**The problem:** Restate the whole of the material. Keep every word, and drop the pictures.

(Collection entries)
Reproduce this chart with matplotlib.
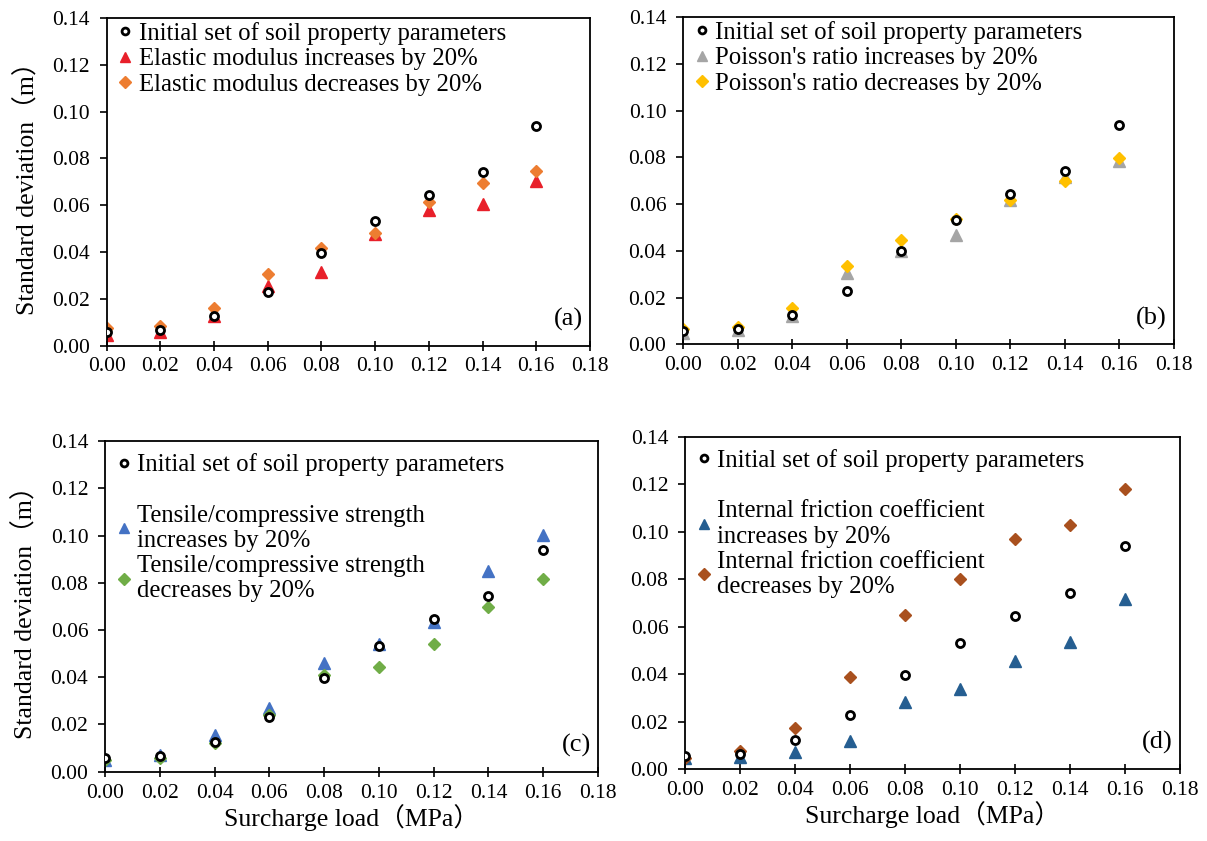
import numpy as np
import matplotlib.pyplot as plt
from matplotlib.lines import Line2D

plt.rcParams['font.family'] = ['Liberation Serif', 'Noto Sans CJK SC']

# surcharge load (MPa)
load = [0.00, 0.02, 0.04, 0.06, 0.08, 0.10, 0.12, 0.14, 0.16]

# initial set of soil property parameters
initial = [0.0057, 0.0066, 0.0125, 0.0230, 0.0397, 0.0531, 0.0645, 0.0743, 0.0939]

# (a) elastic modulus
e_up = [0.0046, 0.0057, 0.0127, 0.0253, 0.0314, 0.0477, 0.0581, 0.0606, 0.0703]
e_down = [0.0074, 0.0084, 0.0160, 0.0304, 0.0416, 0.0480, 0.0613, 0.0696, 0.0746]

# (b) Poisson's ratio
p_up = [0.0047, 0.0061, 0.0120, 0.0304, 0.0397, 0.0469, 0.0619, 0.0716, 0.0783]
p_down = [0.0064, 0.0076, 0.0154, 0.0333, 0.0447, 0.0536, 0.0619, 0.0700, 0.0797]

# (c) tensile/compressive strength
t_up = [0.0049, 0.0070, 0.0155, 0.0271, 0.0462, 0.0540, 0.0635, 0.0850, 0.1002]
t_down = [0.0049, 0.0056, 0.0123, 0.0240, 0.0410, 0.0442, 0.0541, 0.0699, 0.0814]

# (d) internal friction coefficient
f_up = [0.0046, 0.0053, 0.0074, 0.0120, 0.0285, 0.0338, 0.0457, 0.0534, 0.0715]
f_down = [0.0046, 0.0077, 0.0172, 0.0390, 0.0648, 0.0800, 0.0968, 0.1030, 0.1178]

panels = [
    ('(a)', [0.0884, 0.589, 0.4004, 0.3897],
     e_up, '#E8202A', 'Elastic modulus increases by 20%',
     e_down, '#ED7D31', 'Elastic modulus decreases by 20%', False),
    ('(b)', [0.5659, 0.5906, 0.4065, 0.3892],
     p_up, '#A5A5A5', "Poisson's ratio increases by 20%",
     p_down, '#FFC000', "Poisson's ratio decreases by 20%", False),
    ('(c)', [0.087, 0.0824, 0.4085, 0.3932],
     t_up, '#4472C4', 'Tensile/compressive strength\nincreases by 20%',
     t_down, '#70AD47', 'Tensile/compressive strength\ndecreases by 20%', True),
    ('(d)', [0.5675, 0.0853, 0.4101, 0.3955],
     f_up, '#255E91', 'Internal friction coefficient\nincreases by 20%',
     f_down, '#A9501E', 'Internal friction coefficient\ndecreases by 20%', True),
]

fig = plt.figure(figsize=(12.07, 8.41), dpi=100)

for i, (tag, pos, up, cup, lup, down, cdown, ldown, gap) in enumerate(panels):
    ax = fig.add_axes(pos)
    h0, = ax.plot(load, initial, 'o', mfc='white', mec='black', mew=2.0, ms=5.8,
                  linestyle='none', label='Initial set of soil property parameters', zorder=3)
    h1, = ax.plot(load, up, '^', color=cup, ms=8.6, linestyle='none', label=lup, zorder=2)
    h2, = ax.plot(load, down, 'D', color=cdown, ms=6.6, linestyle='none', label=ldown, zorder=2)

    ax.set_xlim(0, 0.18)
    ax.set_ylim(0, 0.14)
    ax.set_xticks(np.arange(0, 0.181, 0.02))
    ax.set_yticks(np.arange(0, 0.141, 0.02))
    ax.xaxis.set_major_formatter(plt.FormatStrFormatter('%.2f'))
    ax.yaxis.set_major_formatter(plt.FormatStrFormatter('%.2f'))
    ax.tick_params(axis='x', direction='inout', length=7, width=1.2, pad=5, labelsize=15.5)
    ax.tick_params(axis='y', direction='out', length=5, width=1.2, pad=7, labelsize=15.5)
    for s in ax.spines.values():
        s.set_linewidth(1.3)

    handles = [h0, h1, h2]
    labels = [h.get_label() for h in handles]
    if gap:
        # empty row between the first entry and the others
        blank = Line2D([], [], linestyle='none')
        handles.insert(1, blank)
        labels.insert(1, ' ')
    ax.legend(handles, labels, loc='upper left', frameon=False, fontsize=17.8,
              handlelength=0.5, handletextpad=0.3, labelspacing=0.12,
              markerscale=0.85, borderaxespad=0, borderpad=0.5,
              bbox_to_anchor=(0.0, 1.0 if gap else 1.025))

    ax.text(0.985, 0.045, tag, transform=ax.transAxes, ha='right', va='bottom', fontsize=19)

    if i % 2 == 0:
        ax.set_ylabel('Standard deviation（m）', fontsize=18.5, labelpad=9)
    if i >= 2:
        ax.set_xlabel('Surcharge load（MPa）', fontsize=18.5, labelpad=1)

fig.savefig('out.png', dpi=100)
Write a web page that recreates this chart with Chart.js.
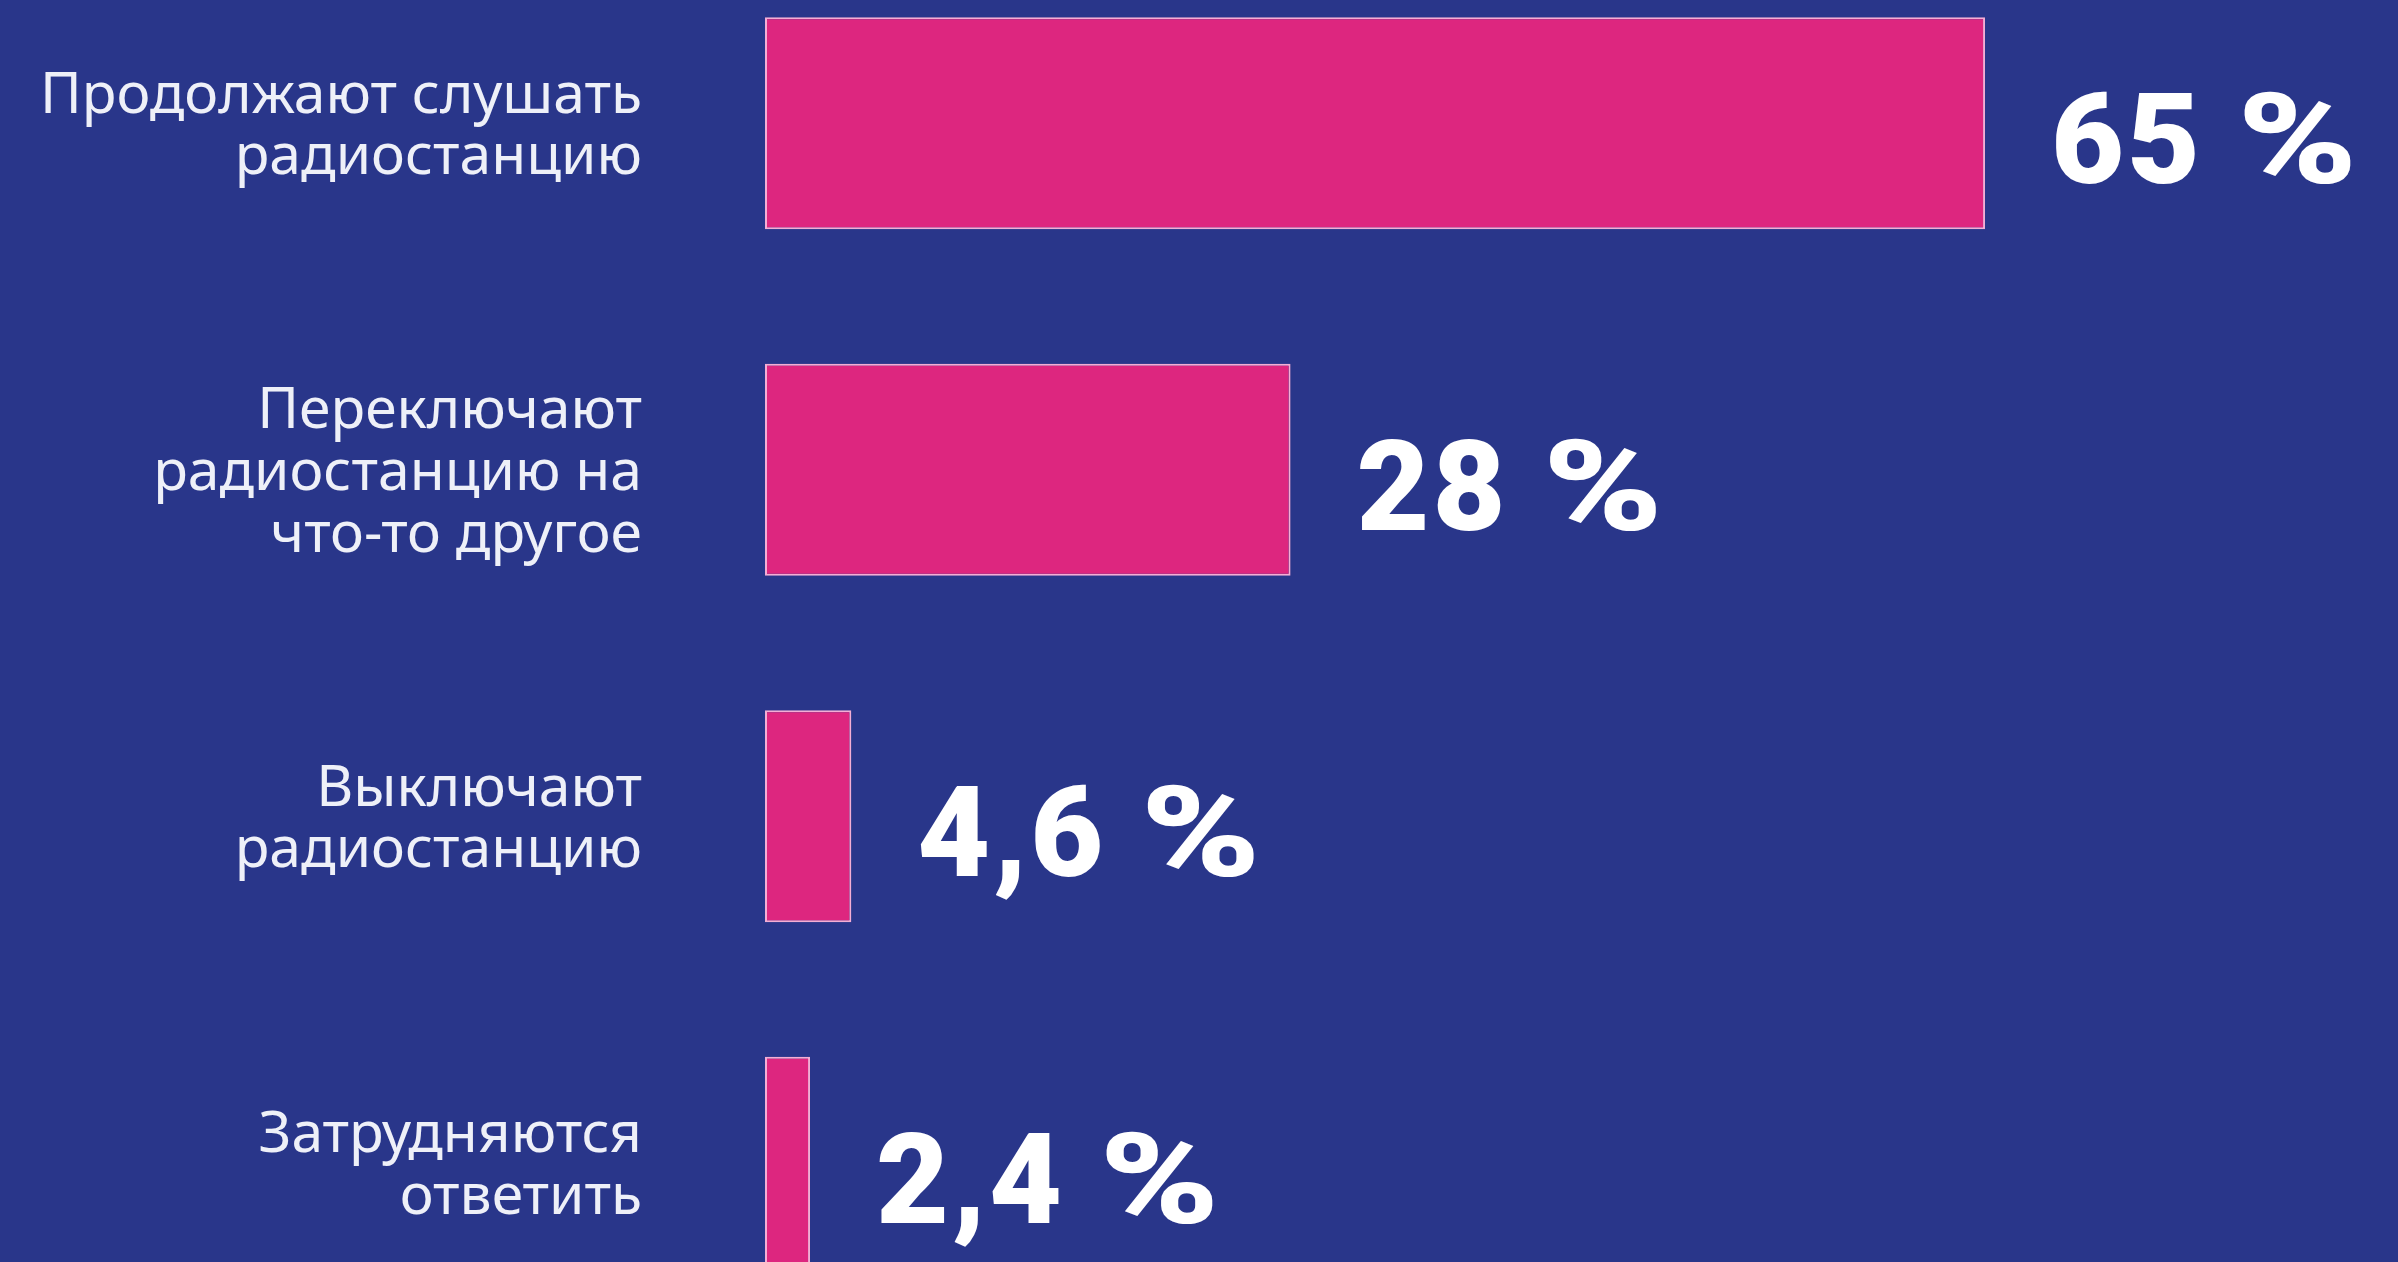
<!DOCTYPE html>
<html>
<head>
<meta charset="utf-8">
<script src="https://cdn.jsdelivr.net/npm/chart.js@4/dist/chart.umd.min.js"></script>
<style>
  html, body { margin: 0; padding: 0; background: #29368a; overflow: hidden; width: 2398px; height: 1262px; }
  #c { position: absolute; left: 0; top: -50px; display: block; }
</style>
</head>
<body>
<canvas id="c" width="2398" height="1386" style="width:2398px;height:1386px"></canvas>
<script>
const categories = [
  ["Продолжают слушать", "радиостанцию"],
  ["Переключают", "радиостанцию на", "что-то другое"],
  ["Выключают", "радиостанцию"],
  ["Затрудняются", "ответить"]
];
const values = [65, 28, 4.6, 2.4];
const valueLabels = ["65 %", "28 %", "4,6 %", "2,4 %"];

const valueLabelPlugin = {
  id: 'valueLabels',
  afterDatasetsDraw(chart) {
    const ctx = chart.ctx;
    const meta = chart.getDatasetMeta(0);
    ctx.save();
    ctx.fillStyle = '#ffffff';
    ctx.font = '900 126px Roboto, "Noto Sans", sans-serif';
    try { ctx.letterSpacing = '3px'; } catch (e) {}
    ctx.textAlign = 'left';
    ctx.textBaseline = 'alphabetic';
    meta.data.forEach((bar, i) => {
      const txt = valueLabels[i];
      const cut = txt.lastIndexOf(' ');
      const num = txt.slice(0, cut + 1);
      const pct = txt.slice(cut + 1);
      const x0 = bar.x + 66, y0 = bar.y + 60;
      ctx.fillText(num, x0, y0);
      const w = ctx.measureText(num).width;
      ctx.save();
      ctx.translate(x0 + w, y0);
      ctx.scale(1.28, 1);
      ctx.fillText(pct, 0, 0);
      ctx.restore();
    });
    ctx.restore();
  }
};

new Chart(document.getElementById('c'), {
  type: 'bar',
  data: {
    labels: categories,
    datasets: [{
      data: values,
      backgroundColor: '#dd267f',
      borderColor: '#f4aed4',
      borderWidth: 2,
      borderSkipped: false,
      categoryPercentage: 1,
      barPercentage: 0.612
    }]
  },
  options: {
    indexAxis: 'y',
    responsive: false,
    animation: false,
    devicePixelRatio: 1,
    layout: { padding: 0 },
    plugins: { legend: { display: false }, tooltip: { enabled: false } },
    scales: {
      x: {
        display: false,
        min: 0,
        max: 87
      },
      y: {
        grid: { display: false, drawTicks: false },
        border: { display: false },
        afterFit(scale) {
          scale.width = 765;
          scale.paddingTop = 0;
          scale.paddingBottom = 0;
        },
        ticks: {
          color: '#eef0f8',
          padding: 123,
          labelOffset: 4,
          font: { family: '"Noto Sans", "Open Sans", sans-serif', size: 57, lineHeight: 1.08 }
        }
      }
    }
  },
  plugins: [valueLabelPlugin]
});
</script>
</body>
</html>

**Written response:**
Reproduce this chart with matplotlib.
import numpy as np
import matplotlib.pyplot as plt
from matplotlib.lines import Line2D

plt.rcParams['font.family'] = ['Liberation Serif', 'Noto Sans CJK SC']

# surcharge load (MPa)
load = [0.00, 0.02, 0.04, 0.06, 0.08, 0.10, 0.12, 0.14, 0.16]

# initial set of soil property parameters
initial = [0.0057, 0.0066, 0.0125, 0.0230, 0.0397, 0.0531, 0.0645, 0.0743, 0.0939]

# (a) elastic modulus
e_up = [0.0046, 0.0057, 0.0127, 0.0253, 0.0314, 0.0477, 0.0581, 0.0606, 0.0703]
e_down = [0.0074, 0.0084, 0.0160, 0.0304, 0.0416, 0.0480, 0.0613, 0.0696, 0.0746]

# (b) Poisson's ratio
p_up = [0.0047, 0.0061, 0.0120, 0.0304, 0.0397, 0.0469, 0.0619, 0.0716, 0.0783]
p_down = [0.0064, 0.0076, 0.0154, 0.0333, 0.0447, 0.0536, 0.0619, 0.0700, 0.0797]

# (c) tensile/compressive strength
t_up = [0.0049, 0.0070, 0.0155, 0.0271, 0.0462, 0.0540, 0.0635, 0.0850, 0.1002]
t_down = [0.0049, 0.0056, 0.0123, 0.0240, 0.0410, 0.0442, 0.0541, 0.0699, 0.0814]

# (d) internal friction coefficient
f_up = [0.0046, 0.0053, 0.0074, 0.0120, 0.0285, 0.0338, 0.0457, 0.0534, 0.0715]
f_down = [0.0046, 0.0077, 0.0172, 0.0390, 0.0648, 0.0800, 0.0968, 0.1030, 0.1178]

panels = [
    ('(a)', [0.0884, 0.589, 0.4004, 0.3897],
     e_up, '#E8202A', 'Elastic modulus increases by 20%',
     e_down, '#ED7D31', 'Elastic modulus decreases by 20%', False),
    ('(b)', [0.5659, 0.5906, 0.4065, 0.3892],
     p_up, '#A5A5A5', "Poisson's ratio increases by 20%",
     p_down, '#FFC000', "Poisson's ratio decreases by 20%", False),
    ('(c)', [0.087, 0.0824, 0.4085, 0.3932],
     t_up, '#4472C4', 'Tensile/compressive strength\nincreases by 20%',
     t_down, '#70AD47', 'Tensile/compressive strength\ndecreases by 20%', True),
    ('(d)', [0.5675, 0.0853, 0.4101, 0.3955],
     f_up, '#255E91', 'Internal friction coefficient\nincreases by 20%',
     f_down, '#A9501E', 'Internal friction coefficient\ndecreases by 20%', True),
]

fig = plt.figure(figsize=(12.07, 8.41), dpi=100)

for i, (tag, pos, up, cup, lup, down, cdown, ldown, gap) in enumerate(panels):
    ax = fig.add_axes(pos)
    h0, = ax.plot(load, initial, 'o', mfc='white', mec='black', mew=2.0, ms=5.8,
                  linestyle='none', label='Initial set of soil property parameters', zorder=3)
    h1, = ax.plot(load, up, '^', color=cup, ms=8.6, linestyle='none', label=lup, zorder=2)
    h2, = ax.plot(load, down, 'D', color=cdown, ms=6.6, linestyle='none', label=ldown, zorder=2)

    ax.set_xlim(0, 0.18)
    ax.set_ylim(0, 0.14)
    ax.set_xticks(np.arange(0, 0.181, 0.02))
    ax.set_yticks(np.arange(0, 0.141, 0.02))
    ax.xaxis.set_major_formatter(plt.FormatStrFormatter('%.2f'))
    ax.yaxis.set_major_formatter(plt.FormatStrFormatter('%.2f'))
    ax.tick_params(axis='x', direction='inout', length=7, width=1.2, pad=5, labelsize=15.5)
    ax.tick_params(axis='y', direction='out', length=5, width=1.2, pad=7, labelsize=15.5)
    for s in ax.spines.values():
        s.set_linewidth(1.3)

    handles = [h0, h1, h2]
    labels = [h.get_label() for h in handles]
    if gap:
        # empty row between the first entry and the others
        blank = Line2D([], [], linestyle='none')
        handles.insert(1, blank)
        labels.insert(1, ' ')
    ax.legend(handles, labels, loc='upper left', frameon=False, fontsize=17.8,
              handlelength=0.5, handletextpad=0.3, labelspacing=0.12,
              markerscale=0.85, borderaxespad=0, borderpad=0.5,
              bbox_to_anchor=(0.0, 1.0 if gap else 1.025))

    ax.text(0.985, 0.045, tag, transform=ax.transAxes, ha='right', va='bottom', fontsize=19)

    if i % 2 == 0:
        ax.set_ylabel('Standard deviation（m）', fontsize=18.5, labelpad=9)
    if i >= 2:
        ax.set_xlabel('Surcharge load（MPa）', fontsize=18.5, labelpad=1)

fig.savefig('out.png', dpi=100)
Write a web page that recreates this chart with Chart.js.
<!DOCTYPE html>
<html>
<head>
<meta charset="utf-8">
<script src="https://cdn.jsdelivr.net/npm/chart.js@4/dist/chart.umd.min.js"></script>
<style>
  html, body { margin: 0; padding: 0; background: #29368a; overflow: hidden; width: 2398px; height: 1262px; }
  #c { position: absolute; left: 0; top: -50px; display: block; }
</style>
</head>
<body>
<canvas id="c" width="2398" height="1386" style="width:2398px;height:1386px"></canvas>
<script>
const categories = [
  ["Продолжают слушать", "радиостанцию"],
  ["Переключают", "радиостанцию на", "что-то другое"],
  ["Выключают", "радиостанцию"],
  ["Затрудняются", "ответить"]
];
const values = [65, 28, 4.6, 2.4];
const valueLabels = ["65 %", "28 %", "4,6 %", "2,4 %"];

const valueLabelPlugin = {
  id: 'valueLabels',
  afterDatasetsDraw(chart) {
    const ctx = chart.ctx;
    const meta = chart.getDatasetMeta(0);
    ctx.save();
    ctx.fillStyle = '#ffffff';
    ctx.font = '900 126px Roboto, "Noto Sans", sans-serif';
    try { ctx.letterSpacing = '3px'; } catch (e) {}
    ctx.textAlign = 'left';
    ctx.textBaseline = 'alphabetic';
    meta.data.forEach((bar, i) => {
      const txt = valueLabels[i];
      const cut = txt.lastIndexOf(' ');
      const num = txt.slice(0, cut + 1);
      const pct = txt.slice(cut + 1);
      const x0 = bar.x + 66, y0 = bar.y + 60;
      ctx.fillText(num, x0, y0);
      const w = ctx.measureText(num).width;
      ctx.save();
      ctx.translate(x0 + w, y0);
      ctx.scale(1.28, 1);
      ctx.fillText(pct, 0, 0);
      ctx.restore();
    });
    ctx.restore();
  }
};

new Chart(document.getElementById('c'), {
  type: 'bar',
  data: {
    labels: categories,
    datasets: [{
      data: values,
      backgroundColor: '#dd267f',
      borderColor: '#f4aed4',
      borderWidth: 2,
      borderSkipped: false,
      categoryPercentage: 1,
      barPercentage: 0.612
    }]
  },
  options: {
    indexAxis: 'y',
    responsive: false,
    animation: false,
    devicePixelRatio: 1,
    layout: { padding: 0 },
    plugins: { legend: { display: false }, tooltip: { enabled: false } },
    scales: {
      x: {
        display: false,
        min: 0,
        max: 87
      },
      y: {
        grid: { display: false, drawTicks: false },
        border: { display: false },
        afterFit(scale) {
          scale.width = 765;
          scale.paddingTop = 0;
          scale.paddingBottom = 0;
        },
        ticks: {
          color: '#eef0f8',
          padding: 123,
          labelOffset: 4,
          font: { family: '"Noto Sans", "Open Sans", sans-serif', size: 57, lineHeight: 1.08 }
        }
      }
    }
  },
  plugins: [valueLabelPlugin]
});
</script>
</body>
</html>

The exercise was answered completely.